US officials in Baghdad are now
pursuing contacts with both declared enemies, with
the aim of obtaining their cooperation in
overcoming otherwise seemingly
insurmountable obstacles to success in Iraq. In
both cases, however, the White House has been
unwilling to approve concessions required to reach
a deal benefiting both sides.
Administration policymakers have
apparently recognized that, without the help of
Iran and the Sunni insurgent leaders, it faces the
likelihood of spiraling sectarian violence,
undiminished Sunni armed resistance, al-Qaeda
terrorist havens and predominant Iranian political
influence.
Some US officials came to
realize in 2005 that US policy was leading to
consequences that contradicted its larger
interests. Its main Iraqi allies, the militant
Shi'ite parties, were aligned with its main enemy,
Iran, while US forces were fighting against Sunni
insurgent organizations whose longer-term
interests lay in opposing both al-Qaeda and Iran.
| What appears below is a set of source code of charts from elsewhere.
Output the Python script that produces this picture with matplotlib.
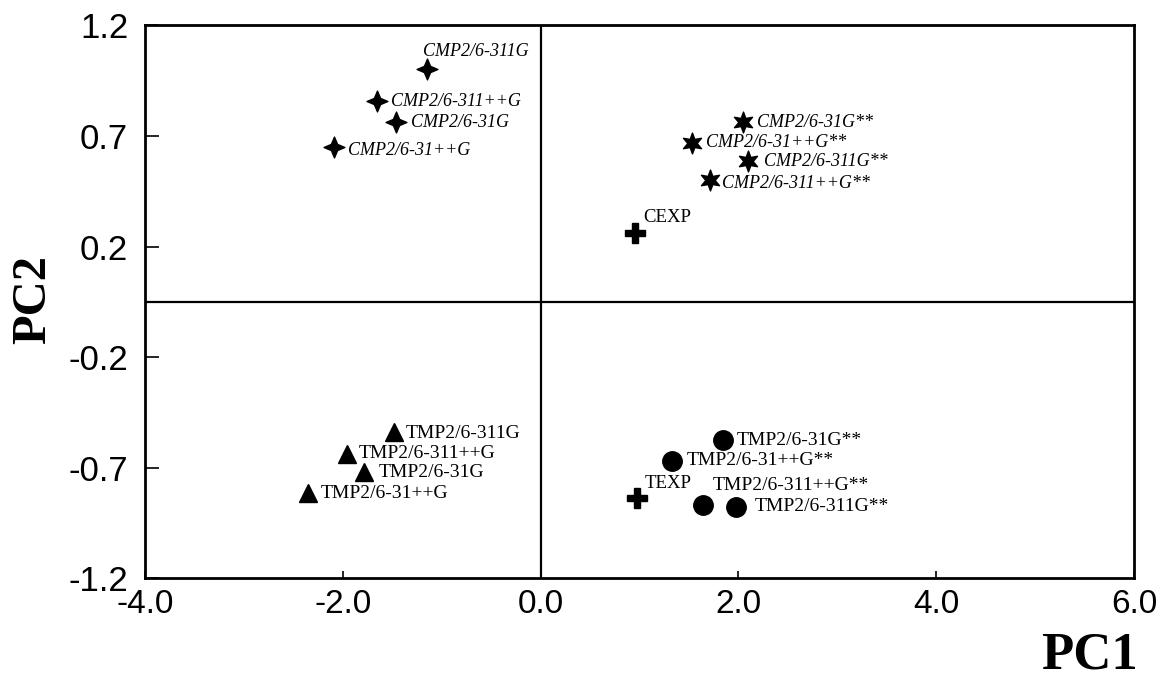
import numpy as np
import matplotlib.pyplot as plt
from matplotlib.path import Path

# PCA scores
cmp_names = ["CMP2/6-311G", "CMP2/6-311++G", "CMP2/6-31G", "CMP2/6-31++G"]
cmp_pc1 = [-1.15, -1.65, -1.46, -2.09]
cmp_pc2 = [1.01, 0.87, 0.78, 0.67]

cmpd_names = ["CMP2/6-31G**", "CMP2/6-31++G**", "CMP2/6-311G**", "CMP2/6-311++G**"]
cmpd_pc1 = [2.05, 1.53, 2.10, 1.71]
cmpd_pc2 = [0.78, 0.69, 0.61, 0.53]

tmp_names = ["TMP2/6-311G", "TMP2/6-311++G", "TMP2/6-31G", "TMP2/6-31++G"]
tmp_pc1 = [-1.48, -1.96, -1.78, -2.35]
tmp_pc2 = [-0.565, -0.66, -0.74, -0.83]

tmpd_names = ["TMP2/6-31G**", "TMP2/6-31++G**", "TMP2/6-311++G**", "TMP2/6-311G**"]
tmpd_pc1 = [1.84, 1.325, 1.645, 1.98]
tmpd_pc2 = [-0.60, -0.69, -0.88, -0.89]

exp_names = ["CEXP", "TEXP"]
exp_pc1 = [0.95, 0.97]
exp_pc2 = [0.30, -0.85]

xticks = [-4.0, -2.0, 0.0, 2.0, 4.0, 6.0]
yticks = np.linspace(-1.2, 1.2, 6)

# label offsets in points (default: right of marker)
right = (10, 0)
cmp_off = [(-3, 13), right, (11, 0), (10, -2)]
cmpd_off = [right, right, (11, 0), (9, -3)]
tmp_off = [(8, -1), (9, 0), (10, 0), (9, 0)]
tmpd_off = [right, (11, 0), (7, 14), (13, 0)]
exp_off = [(6, 11), (6, 10)]


def star_marker(npts, inner):
    # star path with concave sides, first point straight up
    ang = np.pi / 2 + np.arange(2 * npts) * np.pi / npts
    r = np.where(np.arange(2 * npts) % 2 == 0, 1.0, inner)
    verts = np.column_stack([r * np.cos(ang), r * np.sin(ang)])
    verts = np.vstack([verts, verts[:1]])
    return Path(verts, closed=True)


fig = plt.figure(figsize=(11.68, 6.86), dpi=100)
ax = fig.add_axes([0.124, 0.157, 0.847, 0.806])

ax.axhline(0, color="black", lw=1.6, zorder=1)
ax.axvline(0, color="black", lw=1.6, zorder=1)


def draw(xs, ys, names, offs, marker, ms, style, fs):
    ax.plot(xs, ys, linestyle="none", marker=marker, markersize=ms,
            color="black", markeredgecolor="black", zorder=3)
    for x, y, n, o in zip(xs, ys, names, offs):
        ax.annotate(n, (x, y), xytext=o, textcoords="offset points",
                    ha="left", va="center", fontsize=fs,
                    family="Liberation Serif", style=style)


draw(cmp_pc1, cmp_pc2, cmp_names, cmp_off, star_marker(4, 0.42), 15, "italic", 13)
draw(cmpd_pc1, cmpd_pc2, cmpd_names, cmpd_off, star_marker(6, 0.45), 15, "italic", 13)
draw(tmp_pc1, tmp_pc2, tmp_names, tmp_off, "^", 13, "normal", 14)
draw(tmpd_pc1, tmpd_pc2, tmpd_names, tmpd_off, "o", 14, "normal", 14)
draw(exp_pc1, exp_pc2, exp_names, exp_off, "P", 14, "normal", 13.5)

ax.set_xlim(-4, 6)
ax.set_ylim(-1.2, 1.2)
ax.set_xticks(xticks)
ax.set_xticklabels([f"{v:.1f}" for v in xticks],
                   family="Liberation Sans", fontsize=24)
ax.set_yticks(yticks)
ax.set_yticklabels([f"{v:.1f}" for v in yticks],
                   family="Liberation Sans", fontsize=25)
ax.tick_params(axis="y", direction="in", length=10, width=1.2, pad=12)
ax.tick_params(axis="x", direction="in", length=5, width=1.2, pad=8)
for s in ax.spines.values():
    s.set_linewidth(2)

fig.text(0.933, 0.045, "PC1", ha="center", va="center", fontsize=38,
         family="Liberation Serif", weight="bold")
fig.text(0.028, 0.563, "PC2", ha="center", va="center", fontsize=35,
         family="Liberation Serif", weight="bold", rotation=90)

fig.savefig("out.png", dpi=100)
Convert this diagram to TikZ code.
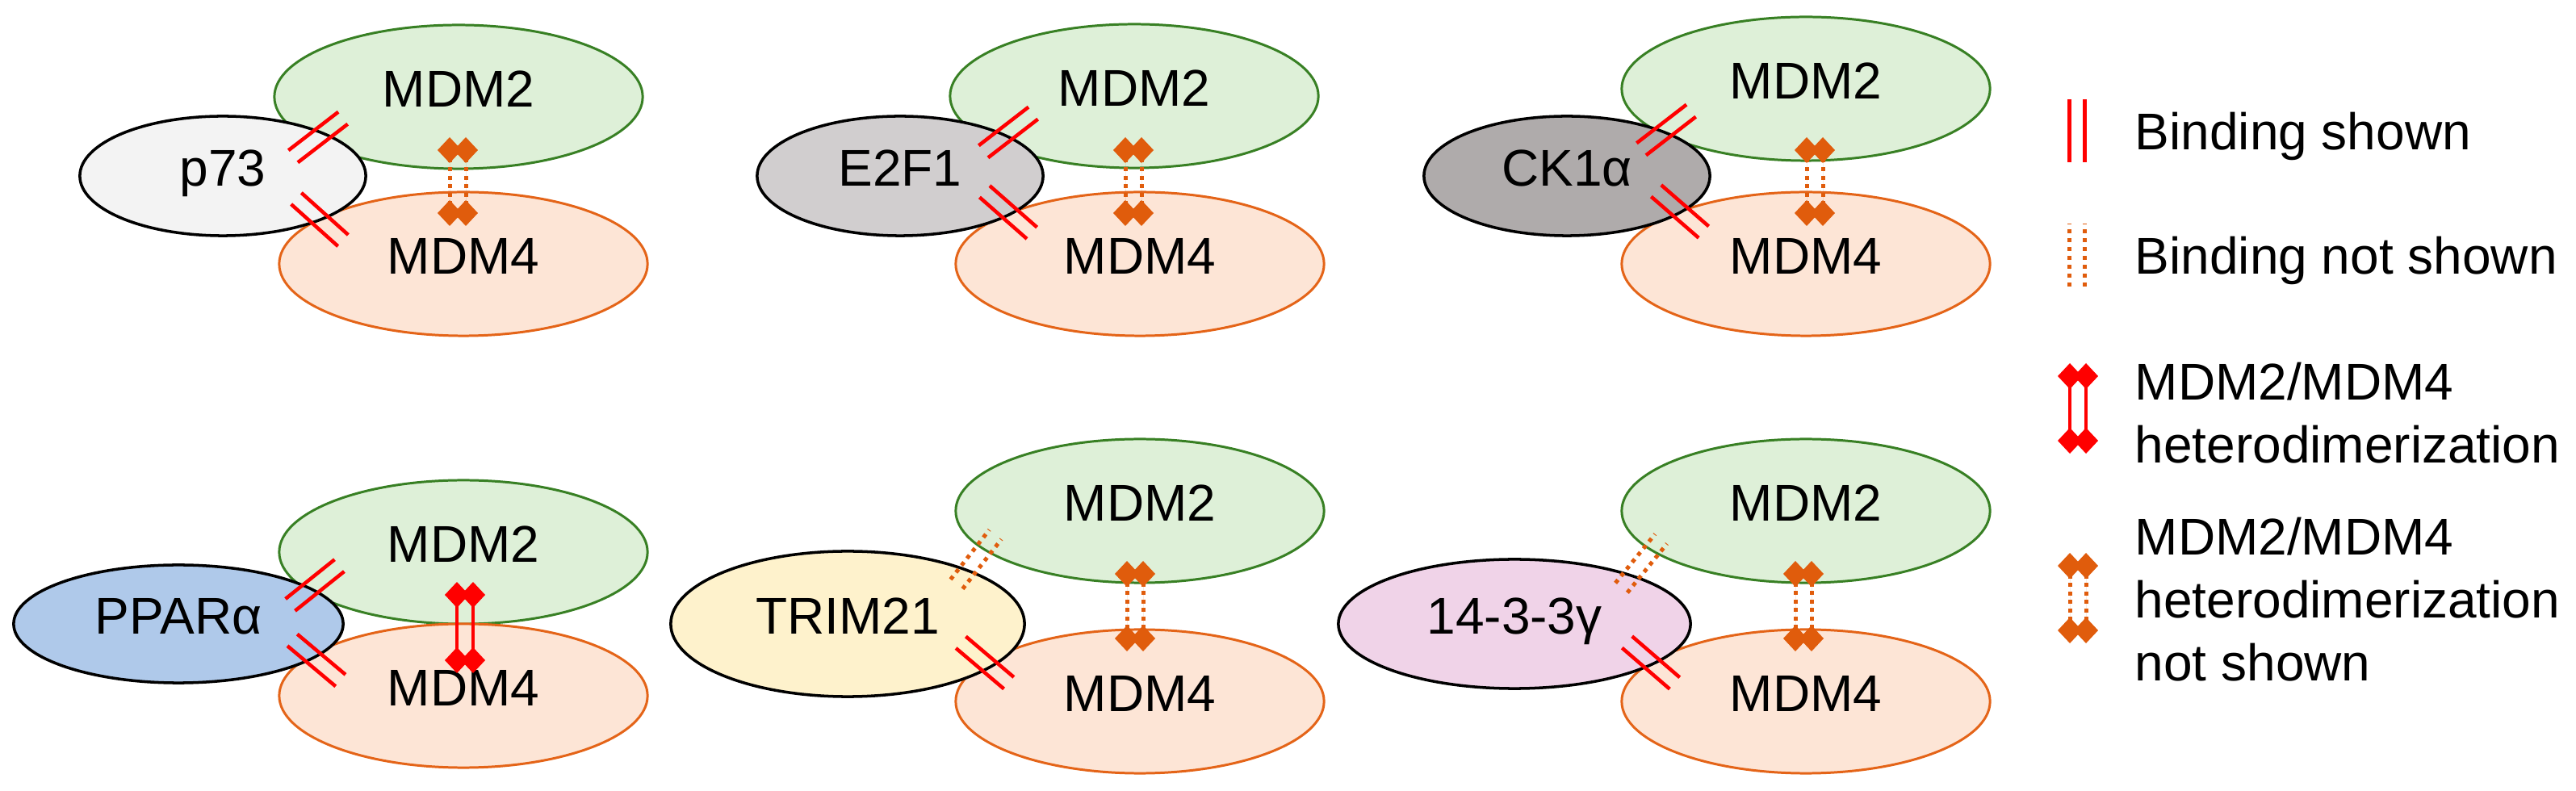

Iran held a strong and possibly decisive
influence in Iraq because of its close ties with
militant Shi'ite political-military groups. The
extent of that influence was driven home in July
when Iraq's Shi'ite Defense Minister Saadoun
Dulaim, on a visit to the Iranian capital,
discussed possible military cooperation between
the two countries, only to back away under US
pressure.
But US Ambassador to Iraq Zalmay
Khalilzad recognized that it might be necessary to
use Iran's influence to induce more moderate
behavior by the Shi'ite parties.
Meanwhile, US officials figured out,
belatedly, that Sunni insurgent organizations
could actually help advance US interests in
eliminating terrorist havens in Iraq, as well as
limiting Iranian influence. They recognized that
the secular and Ba'athist Sunni insurgent leaders
are strongly opposed to the Abu Musab al-Zarqawi
organization's ideology and tactics, and have even
clashed with the al-Qaeda-related groups on some
occasions.
Furthermore, as with the Sunni
political leaders who ran in last month's
parliamentary elections, leaders of Sunni
insurgent groups are strongly opposed to Iranian
influence in Iraq. Thus the Sunnis fighting
against the occupation actually represented
potential allies.
Last autumn, Khalilzad
pushed for significant adjustments in US Iraq
strategy on both Iranian and Sunni insurgent
fronts, with partial success. He revealed in an
interview with Newsweek magazine in late November
that he had been authorized by the White House to
"engage the Iranians", and described it as "an
adjustment" in policy.
A few days later,
Khalilzad told ABC News that he would talk to any
insurgent groups except for the Zarqawi group and
those who were still loyal to former Iraqi
president Saddam Hussein.
Two months
later, an Iraqi delegation to Tehran carried a
letter from Khalilzad proposing US-Iranian
cooperation on Iraq.
But Khalilzad was not
allowed to negotiate with Tehran. US State
Department spokesman Sean McCormack pointed out to
reporters that the ambassador had "a very narrow
mandate ... and it deals specifically with issues
related to Iraq".
Iranian Foreign Minister
Manoucher Mottaki immediately said Iran had no
intention of negotiating with the United States.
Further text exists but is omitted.